__Aim of the exercise__
Skip the pictures. Set down, word for word, the lines from the start of the material up to and including the line with "-0.9, -1, -1.1];".

__Data to use__
>> Begin

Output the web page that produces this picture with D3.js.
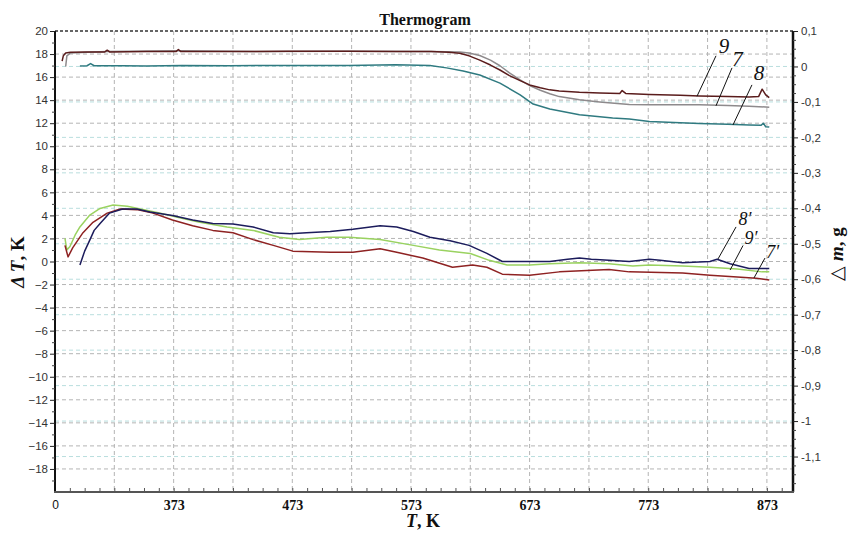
<!DOCTYPE html>
<html><head><meta charset="utf-8">
<script src="https://cdn.jsdelivr.net/npm/d3@7"></script>
<style>body{margin:0;background:#fff}svg{display:block}</style>
</head><body>
<svg id="chart" width="851" height="534"></svg>
<script>
// ---------- DATA ----------
const title = "Thermogram";
const xTickValues = [273, 373, 473, 573, 673, 773, 873];
const xTickLabels = ["0", "373", "473", "573", "673", "773", "873"];
const leftTickValues = [20, 18, 16, 14, 12, 10, 8, 6, 4, 2, 0, -2, -4, -6, -8, -10, -12, -14, -16, -18];
const rightTickValues = [0.1, 0, -0.1, -0.2, -0.3, -0.4, -0.5, -0.6, -0.7, -0.8, -0.9, -1, -1.1];

// mass curves (T, K ; Δm, g) — right axis
const mass9 = [[279,0.015],[280,0.030],[282,0.038],[286,0.040],[300,0.041],[315,0.041],[317,0.046],[319,0.041],[350,0.042],[375,0.042],[377,0.048],[379,0.042],[420,0.042],[470,0.043],[520,0.043],[560,0.042],[590,0.042],[605,0.040],[614,0.037],[622,0.030],[631,0.018],[640,0.004],[648,-0.010],[656,-0.026],[665,-0.040],[673,-0.052],[682,-0.060],[690,-0.066],[698,-0.069],[715,-0.073],[732,-0.075],[749,-0.076],[751,-0.068],[754,-0.076],[774,-0.079],[800,-0.081],[816,-0.083],[840,-0.085],[858,-0.086],[866,-0.085],[869,-0.064],[872,-0.080],[875,-0.088]];
const mass7 = [[282,0.000],[283,0.030],[286,0.038],[300,0.040],[317,0.042],[377,0.044],[450,0.042],[520,0.043],[590,0.042],[614,0.041],[622,0.038],[631,0.031],[640,0.018],[648,0.002],[656,-0.018],[665,-0.038],[673,-0.054],[682,-0.067],[690,-0.077],[698,-0.085],[715,-0.094],[732,-0.100],[757,-0.107],[774,-0.108],[800,-0.108],[816,-0.108],[840,-0.110],[858,-0.112],[875,-0.115]];
const mass8 = [[294,0.001],[300,0.002],[303,0.008],[306,0.002],[330,0.002],[350,0.001],[380,0.003],[420,0.002],[470,0.003],[520,0.003],[560,0.005],[589,0.003],[603,-0.004],[617,-0.013],[631,-0.024],[648,-0.047],[665,-0.080],[676,-0.106],[690,-0.120],[715,-0.136],[743,-0.145],[757,-0.148],[774,-0.155],[800,-0.159],[816,-0.161],[840,-0.163],[858,-0.165],[868,-0.166],[870,-0.160],[872,-0.170],[875,-0.171]];

// DTA curves (T, K ; ΔT, K) — left axis
const dta8 = [[294,-0.3],[298,0.9],[302.5,1.9],[306,2.7],[311,3.3],[319,4.2],[330,4.55],[342,4.55],[353,4.3],[372,4.0],[389,3.6],[406,3.3],[423,3.25],[440,3.0],[457,2.5],[471,2.4],[485,2.5],[505,2.6],[524,2.8],[547,3.1],[561,3.0],[575,2.6],[589,2.1],[606,1.8],[622,1.4],[637,0.7],[650,0.0],[660,0.0],[690,0.0],[705,0.2],[715,0.3],[725,0.2],[740,0.1],[757,0.0],[774,0.2],[783,0.1],[802,-0.1],[825,0.0],[831,0.2],[842,-0.2],[858,-0.6],[875,-0.6]];
const dta9 = [[281.4,2.0],[283,1.0],[285.6,1.3],[290,2.3],[294,3.0],[302,4.0],[311,4.6],[322,4.9],[334,4.8],[345,4.55],[361,4.2],[378,3.8],[395,3.4],[418,3.0],[440,2.7],[462,2.1],[479,1.9],[502,2.1],[521,2.1],[547,1.9],[575,1.4],[597,1.0],[623,0.7],[639,0.1],[654,-0.3],[673,-0.3],[690,-0.2],[715,-0.1],[740,-0.2],[760,-0.4],[774,-0.3],[802,-0.4],[825,-0.5],[848,-0.65],[869,-0.9],[875,-0.9]];
const dta7 = [[281.4,1.4],[284,0.4],[288,1.2],[296.6,2.5],[305,3.4],[317,4.2],[328,4.55],[342,4.5],[355.6,4.2],[372,3.6],[389,3.1],[406,2.7],[423,2.5],[440,1.9],[457,1.4],[473.5,0.9],[505,0.8],[524,0.8],[547,1.1],[561,0.8],[583,0.3],[608,-0.5],[625,-0.3],[637,-0.5],[650,-1.1],[673,-1.2],[698,-0.9],[740,-0.7],[757,-0.9],[802,-1.0],[825,-1.2],[848,-1.35],[864,-1.45],[875,-1.6]];

// curve labels: text, label point, leader start, leader end (data units)
const massLabels = [
  {text:"9", at:[836.8,0.038], from:[830.1,0.030], to:[814.1,-0.084]},
  {text:"7", at:[848.2,0.000], from:[843.6,-0.004], to:[830.1,-0.111]},
  {text:"8", at:[866.3,-0.038], from:[860.4,-0.052], to:[844.4,-0.165]}
];
const dtaLabels = [
  {text:"8\u2032", at:[854.5,3.15], from:[847,3.0], to:[831.8,0.22]},
  {text:"9\u2032", at:[859.6,1.55], from:[852.9,1.39], to:[842,-0.74]},
  {text:"7\u2032", at:[878,0.30], from:[871.4,0.30], to:[862.1,-1.43]}
];

// ---------- CHART ----------
const svg = d3.select("#chart");
const L = 55, R = 793, T = 31, B = 492;
const x = d3.scaleLinear().domain([273, 895]).range([L, R]);
const yL = d3.scaleLinear().domain([-20, 20]).range([B, T]);
const yR = d3.scaleLinear().domain([-1.2, 0.1]).range([B, T]);
const sans = "'Liberation Sans', Arial, sans-serif";
const serif = "'Liberation Serif', 'Times New Roman', serif";

const grid = svg.append("g");
d3.range(323, 895, 50).forEach(v => {
  grid.append("line").attr("x1", x(v)).attr("x2", x(v)).attr("y1", T).attr("y2", B)
    .attr("stroke", "#b4b4b4").attr("stroke-width", 1).attr("stroke-dasharray", "4,3");
});
rightTickValues.filter(v => v < 0.1).forEach(v => {
  grid.append("line").attr("x1", L).attr("x2", R).attr("y1", yR(v)).attr("y2", yR(v))
    .attr("stroke", "#b9dede").attr("stroke-width", 1).attr("stroke-dasharray", "4,3");
});
leftTickValues.filter(v => v < 20).forEach(v => {
  grid.append("line").attr("x1", L).attr("x2", R).attr("y1", yL(v)).attr("y2", yL(v))
    .attr("stroke", "#b4b4b4").attr("stroke-width", 1).attr("stroke-dasharray", "4,3");
});
grid.append("line").attr("x1", L).attr("x2", R).attr("y1", T).attr("y2", T)
  .attr("stroke", "#333").attr("stroke-width", 1.5).attr("stroke-dasharray", "3,2");

// curves
const lineL = d3.line().x(d => x(d[0])).y(d => yL(d[1]));
const lineR = d3.line().x(d => x(d[0])).y(d => yR(d[1]));
const curves = svg.append("g").attr("fill", "none").attr("stroke-linejoin", "round");
curves.append("path").datum(mass7).attr("d", lineR).attr("stroke", "#8e8a8c").attr("stroke-width", 1.5);
curves.append("path").datum(mass9).attr("d", lineR).attr("stroke", "#5a1c1c").attr("stroke-width", 1.5);
curves.append("path").datum(mass8).attr("d", lineR).attr("stroke", "#2f7a80").attr("stroke-width", 1.5);
curves.append("path").datum(dta9).attr("d", lineL).attr("stroke", "#9ad260").attr("stroke-width", 1.5);
curves.append("path").datum(dta7).attr("d", lineL).attr("stroke", "#8e2222").attr("stroke-width", 1.5);
curves.append("path").datum(dta8).attr("d", lineL).attr("stroke", "#1c1c5c").attr("stroke-width", 1.5);

// curve labels
function drawLabels(list, ys, size) {
  const g = svg.append("g");
  list.forEach(d => {
    g.append("line").attr("x1", x(d.from[0])).attr("y1", ys(d.from[1]))
      .attr("x2", x(d.to[0])).attr("y2", ys(d.to[1])).attr("stroke", "#111").attr("stroke-width", 1);
    g.append("text").attr("x", x(d.at[0])).attr("y", ys(d.at[1])).attr("text-anchor", "middle")
      .attr("font-family", serif).attr("font-style", "italic").attr("font-size", size).attr("fill", "#111").text(d.text);
  });
}
drawLabels(massLabels, yR, 21);
drawLabels(dtaLabels, yL, 18);

// axes lines
svg.append("line").attr("x1", L).attr("x2", L).attr("y1", T).attr("y2", B).attr("stroke", "#111").attr("stroke-width", 2);
svg.append("line").attr("x1", R).attr("x2", R).attr("y1", T).attr("y2", B).attr("stroke", "#111").attr("stroke-width", 2.5);
svg.append("line").attr("x1", L - 1).attr("x2", R + 1).attr("y1", B).attr("y2", B).attr("stroke", "#555").attr("stroke-width", 2);

// left axis
const gl = svg.append("g").attr("transform", `translate(${L},0)`)
  .call(d3.axisLeft(yL).tickValues(leftTickValues).tickSize(5).tickSizeOuter(0).tickPadding(2));
gl.select(".domain").remove();
gl.selectAll("text").attr("font-family", sans).attr("font-size", 11.5).attr("fill", "#333");
gl.selectAll(".tick line").attr("stroke", "#222");
const glm = svg.append("g").attr("transform", `translate(${L},0)`)
  .call(d3.axisLeft(yL).tickValues(d3.range(-19, 20, 2)).tickSize(3).tickFormat(""));
glm.select(".domain").remove();
glm.selectAll("line").attr("stroke", "#444");

// right axis
const fmtR = v => (Math.abs(v) < 1e-9 ? "0" : String(+v.toFixed(1)).replace(".", ","));
const gr = svg.append("g").attr("transform", `translate(${R},0)`)
  .call(d3.axisRight(yR).tickValues(rightTickValues).tickSize(5).tickPadding(3).tickFormat(fmtR));
gr.select(".domain").remove();
gr.selectAll("text").attr("font-family", sans).attr("font-size", 11.5).attr("fill", "#333");
gr.selectAll(".tick line").attr("stroke", "#222");
const grm = svg.append("g").attr("transform", `translate(${R},0)`)
  .call(d3.axisRight(yR).tickValues(d3.range(-1.175, 0.1, 0.025).filter(v => Math.abs(Math.round(v * 10) - v * 10) > 0.01)).tickSize(3).tickFormat(""));
grm.select(".domain").remove();
grm.selectAll("line").attr("stroke", "#444");

// bottom axis
const gb = svg.append("g").attr("transform", `translate(0,${B})`)
  .call(d3.axisBottom(x).tickValues(xTickValues).tickSize(0).tickPadding(8)
    .tickFormat((d, i) => xTickLabels[i]));
gb.select(".domain").remove();
gb.selectAll("text").attr("font-family", serif).attr("font-weight", "bold").attr("font-size", 14).attr("fill", "#111");
gb.selectAll("text").filter((d, i) => i === 0).attr("font-family", sans).attr("font-weight", "normal").attr("font-size", 12);
const gbm = svg.append("g").attr("transform", `translate(0,${B})`)
  .call(d3.axisTop(x).tickValues(d3.range(285.5, 895, 12.5)).tickSize(4).tickFormat(""));
gbm.select(".domain").remove();
gbm.selectAll("line").attr("stroke", "#555");

// title
svg.append("text").attr("x", 425).attr("y", 25).attr("text-anchor", "middle")
  .attr("font-family", serif).attr("font-weight", "bold").attr("font-size", 16).attr("fill", "#111").text(title);

// left axis title
const lt = svg.append("text").attr("transform", "translate(24,262) rotate(-90)").attr("text-anchor", "middle")
  .attr("font-family", serif).attr("font-weight", "bold").attr("font-size", 19).attr("fill", "#111");
lt.append("tspan").attr("font-style", "italic").text("\u0394 T");
lt.append("tspan").text(", K");

// right axis title
const rt = svg.append("text").attr("transform", "translate(843,254) rotate(-90)").attr("text-anchor", "middle")
  .attr("font-family", serif).attr("font-weight", "bold").attr("font-size", 19).attr("fill", "#111");
rt.append("tspan").attr("font-weight", "normal").text("\u25B3 ");
rt.append("tspan").attr("font-style", "italic").text("m");
rt.append("tspan").text(", g");

// bottom axis title
const bt = svg.append("text").attr("x", 423).attr("y", 527).attr("text-anchor", "middle")
  .attr("font-family", serif).attr("font-weight", "bold").attr("font-size", 18).attr("fill", "#111");
bt.append("tspan").attr("font-style", "italic").text("T");
bt.append("tspan").text(", K");
</script>
</body></html>
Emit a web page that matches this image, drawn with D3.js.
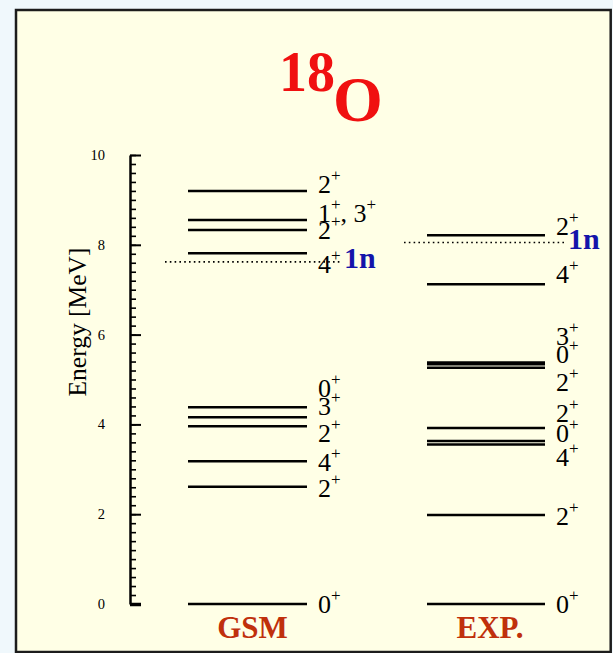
<!DOCTYPE html>
<html>
<head>
<meta charset="utf-8">
<script src="https://cdn.jsdelivr.net/npm/d3@7"></script>
<style>
  html, body { margin: 0; padding: 0; background: #f0f8fc; }
  svg { display: block; }
</style>
</head>
<body>
<svg id="chart" width="613" height="653"></svg>
<script>
// ---- data ----
const gsmEnergies = [0, 2.61, 3.18, 3.96, 4.16, 4.38, 7.81, 8.33, 8.55, 9.20];
const gsmSpins    = ["0+", "2+", "4+", "2+", "3+", "0+", "4+", "2+", "1+, 3+", "2+"];
const expEnergies = [0, 1.98, 3.55, 3.63, 3.92, 5.26, 5.34, 5.38, 7.12, 8.21];
const expSpins    = ["0+", "2+", "4+", "0+", "2+", "2+", "0+", "3+", "4+", "2+"];
const gsmThreshold = 7.62;
const expThreshold = 8.05;
const majorTicks = [0, 2, 4, 6, 8, 10];
const minorStep = 0.2;
const columns = ["GSM", "EXP."];

// ---- layout (label placement in MeV, to avoid overlaps) ----
const gsmLabelAt = [0, 2.57, 3.16, 3.80, 4.40, 4.79, 7.57, 8.31, 8.69, 9.35];
const expLabelAt = [0, 1.95, 3.27, 3.79, 4.24, 4.94, 5.55, 5.95, 7.33, 8.40];

const svg = d3.select("#chart");
const SERIF = "Liberation Serif, Times New Roman, serif";

// panel
svg.append("rect").attr("x", 16).attr("y", 10).attr("width", 594.7).attr("height", 642)
  .attr("fill", "#ffffe6").attr("stroke", "#1c1c1c").attr("stroke-width", 2.5);

const y = d3.scaleLinear().domain([0, 10]).range([604, 155]);
const axisX = 130;

// minor ticks
const minorVals = d3.range(0, 10 + 1e-9, minorStep).map(v => +v.toFixed(2));
const gMinor = svg.append("g").attr("transform", `translate(${axisX},0)`)
  .call(d3.axisRight(y).tickValues(minorVals).tickSize(6).tickSizeOuter(0).tickFormat(""));
gMinor.select(".domain").remove();
gMinor.selectAll(".tick line").attr("stroke", "#000").attr("stroke-width", 1.6);

// major ticks
const gMajor = svg.append("g").attr("transform", `translate(${axisX},0)`)
  .call(d3.axisRight(y).tickValues(majorTicks).tickSize(11).tickSizeOuter(0).tickFormat(""));
gMajor.select(".domain").attr("stroke", "#000").attr("stroke-width", 2.5);
gMajor.selectAll(".tick line").attr("stroke", "#000")
  .attr("stroke-width", d => d === 0 ? 3.5 : 2);

// tick labels
svg.append("g").selectAll("text").data(majorTicks).join("text")
  .attr("x", 105).attr("y", d => y(d))
  .attr("text-anchor", "end").attr("dominant-baseline", "central")
  .attr("font-family", SERIF)
  .attr("font-size", 14.5).attr("fill", "#000")
  .text(d => d);

// axis title
svg.append("text")
  .attr("transform", `translate(86,322) rotate(-90)`)
  .attr("text-anchor", "middle")
  .attr("font-family", SERIF)
  .attr("font-size", 25.5).attr("fill", "#000")
  .text("Energy [MeV]");

// title 18O
const title = svg.append("text")
  .attr("x", 279).attr("y", 121)
  .attr("font-family", SERIF)
  .attr("font-weight", "bold").attr("fill", "#f01010");
title.append("tspan").attr("font-size", 56).attr("dy", -30).text("18");
title.append("tspan").attr("font-size", 64).attr("dx", -2).attr("dy", 30).text("O");

// level spin label helper
function addSpin(sel, str) {
  const parts = str.split(/(\+|-)/).filter(s => s.length);
  let raised = false;
  parts.forEach(p => {
    if (p === "+" || p === "-") {
      sel.append("tspan").attr("font-size", 17).attr("dy", raised ? 0 : -12).text(p);
      raised = true;
    } else {
      sel.append("tspan").attr("font-size", 26).attr("dy", raised ? 12 : 0).text(p);
      raised = false;
    }
  });
}

function drawScheme(energies, spins, labelAt, x0, x1, labelX) {
  const g = svg.append("g");
  g.selectAll("line").data(energies).join("line")
    .attr("x1", x0).attr("x2", x1)
    .attr("y1", d => y(d)).attr("y2", d => y(d))
    .attr("stroke", "#000").attr("stroke-width", 2.5);
  g.selectAll("text").data(spins).join("text")
    .attr("x", labelX).attr("y", (d, i) => y(labelAt[i]) + 8.5)
    .attr("font-family", SERIF)
    .attr("fill", "#000")
    .each(function(d) { addSpin(d3.select(this), d); });
}

drawScheme(gsmEnergies, gsmSpins, gsmLabelAt, 188, 307, 318);
drawScheme(expEnergies, expSpins, expLabelAt, 427, 545, 556);

// neutron thresholds
function threshold(e, x0, x1, tx) {
  svg.append("line").attr("x1", x0).attr("x2", x1)
    .attr("y1", y(e)).attr("y2", y(e))
    .attr("stroke", "#000").attr("stroke-width", 1.6)
    .attr("stroke-dasharray", "1.6,3.2");
  svg.append("text").attr("x", tx).attr("y", y(e) + 6)
    .attr("font-family", SERIF)
    .attr("font-weight", "bold").attr("font-size", 30).attr("fill", "#1414aa")
    .text("1n");
}
threshold(gsmThreshold, 165, 340, 344);
threshold(expThreshold, 404, 566, 568);

// column labels
svg.append("g").selectAll("text").data(columns).join("text")
  .attr("x", (d, i) => i === 0 ? 252.5 : 490).attr("y", 638)
  .attr("text-anchor", "middle")
  .attr("font-family", SERIF)
  .attr("font-weight", "bold").attr("font-size", 31).attr("fill", "#c0300c")
  .text(d => d);
</script>
</body>
</html>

>> End

__Correct response__
Output the web page that produces this picture with D3.js.
<!DOCTYPE html>
<html><head><meta charset="utf-8">
<script src="https://cdn.jsdelivr.net/npm/d3@7"></script>
<style>body{margin:0;background:#fff}svg{display:block}</style>
</head><body>
<svg id="chart" width="851" height="534"></svg>
<script>
// ---------- DATA ----------
const title = "Thermogram";
const xTickValues = [273, 373, 473, 573, 673, 773, 873];
const xTickLabels = ["0", "373", "473", "573", "673", "773", "873"];
const leftTickValues = [20, 18, 16, 14, 12, 10, 8, 6, 4, 2, 0, -2, -4, -6, -8, -10, -12, -14, -16, -18];
const rightTickValues = [0.1, 0, -0.1, -0.2, -0.3, -0.4, -0.5, -0.6, -0.7, -0.8, -0.9, -1, -1.1];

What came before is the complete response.